Monday, November 11, 2013

The Riddle

Book: The Riddle by Alison Croggon (The Second Book of Pellinor)

Description: Maerad is a girl with a tragic and bitter past, but her powers grow stronger by the day. Now she and her mentor, Cadvan, hunted by both the Light and the Dark, must unravel the Riddle of the Treesong before their fractured kingdom erupts in chaos. The quest to solve this ancient puzzle lures Maerad ever closer to the seductive Winterking--author of her sorrows and the ally of her most powerful enemy, the Nameless One. Trapped in the Winterking's icy realm, Maerad must acknowledge what she has always suspected--that she is the greatest riddle of all. (book jacket)

My Thoughts: The Riddle has always been my favorite book of the Pellinor series. I relished the chance to reread it.

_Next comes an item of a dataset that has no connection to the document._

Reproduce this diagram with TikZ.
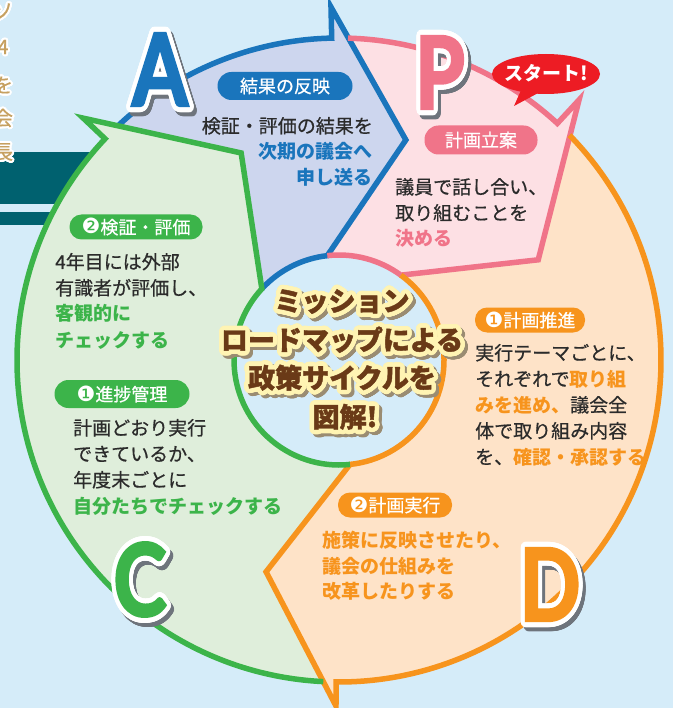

In many ways The Riddle answers many of the problems I had with The Naming, especially how easily Maerad seems to adjust to her new lifestyle. The Riddle opens and closes with Maerad struggling to deal with her own fears and assumptions and way of thinking, many of which things are heavily influenced by her earlier life as a slave. She struggles against the feeling that she doesn't belong anywhere that she and Cadvan travel to as well as with her feelings of inadequacy and ill-preparedness.

Again, The Riddle is masterfully written. Maerad and Cadvan travel all over the land of Annar and beyond, so that the story has an impressive breadth. Croggon doesn't create any radically new cultures, but each feels unique and authentic. Everything they encounter is beautifully described, and it was a joy to read, as always. Maerad's emotions were described beautifully as well, in a way that truly allows you to enter into her struggles and triumphs.

I was truly struck by a moment in Maerad's lessons, when her teacher tells her, "There is no single truth [...]. But all these truths, woven together, might give us a picture of what is true. That is why it's important to know all the different stories. We can never see all the sky at once." (p. 44) My first reaction was negative--there is only one truth!--but the more I thought about it, the more I was... well, intrigued. Of course it's not the first time I've run across this idea, but I was reading the novel right after reading a similar idea in the Old Testament class. A lot of modern scholarship on the first five books of the Bible (the Pentateuch) is based on the documentary hypothesis, which is that several sources were combined by final editors to create the Pentateuch as we know it today. Our textbook makes the point that the final editors weren't concerned with forcing each of these sources to agree; rather, they wanted to preserve the sacred tradition that each represented.* I interpreted this (quite possibly incorrectly) to mean that the final editors believed that each source contained truth, even if each source also appeared to contradict the other sources; there was a deeper truth that had to be preserved. As I write, I am also reminded of a C. S. Lewis example, of how each person ultimately experiences something of God that is different than what every other person experiences, and so knows God in a different way than any other person.** In both of these examples, I see an acknowledgement of the reality that no one single person (or book, or moment, or...) can perfectly and totally contain and represent the person of our infinite God. That is why different perspectives are so important (otherwise why have four gospels? Why not just one? Why have so many prophets preaching at the same time and the same place?). Each one contains truths--and probably also untruths. It is narrow and arrogant to assume that each person has the same experience (as you) in life, and those different experiences mean that certain truths and perspectives will resonate and make sense and seem more true to some people than they will to others--each person has different passions! But each perspective contains a unique knowledge of an uncontainable, indescribable God.

A wonderful story of maturing, and beautifully written. As always, the Pellinor series is highly recommended!

* Michael D. Coogan. The Old Testament: A Historical and Literary Introduction to the Hebrew Scripture. p. 106.
** I'm afraid I have no idea where this example is from. If I had to guess, I would say either Mere Christianity or The Problem of Pain.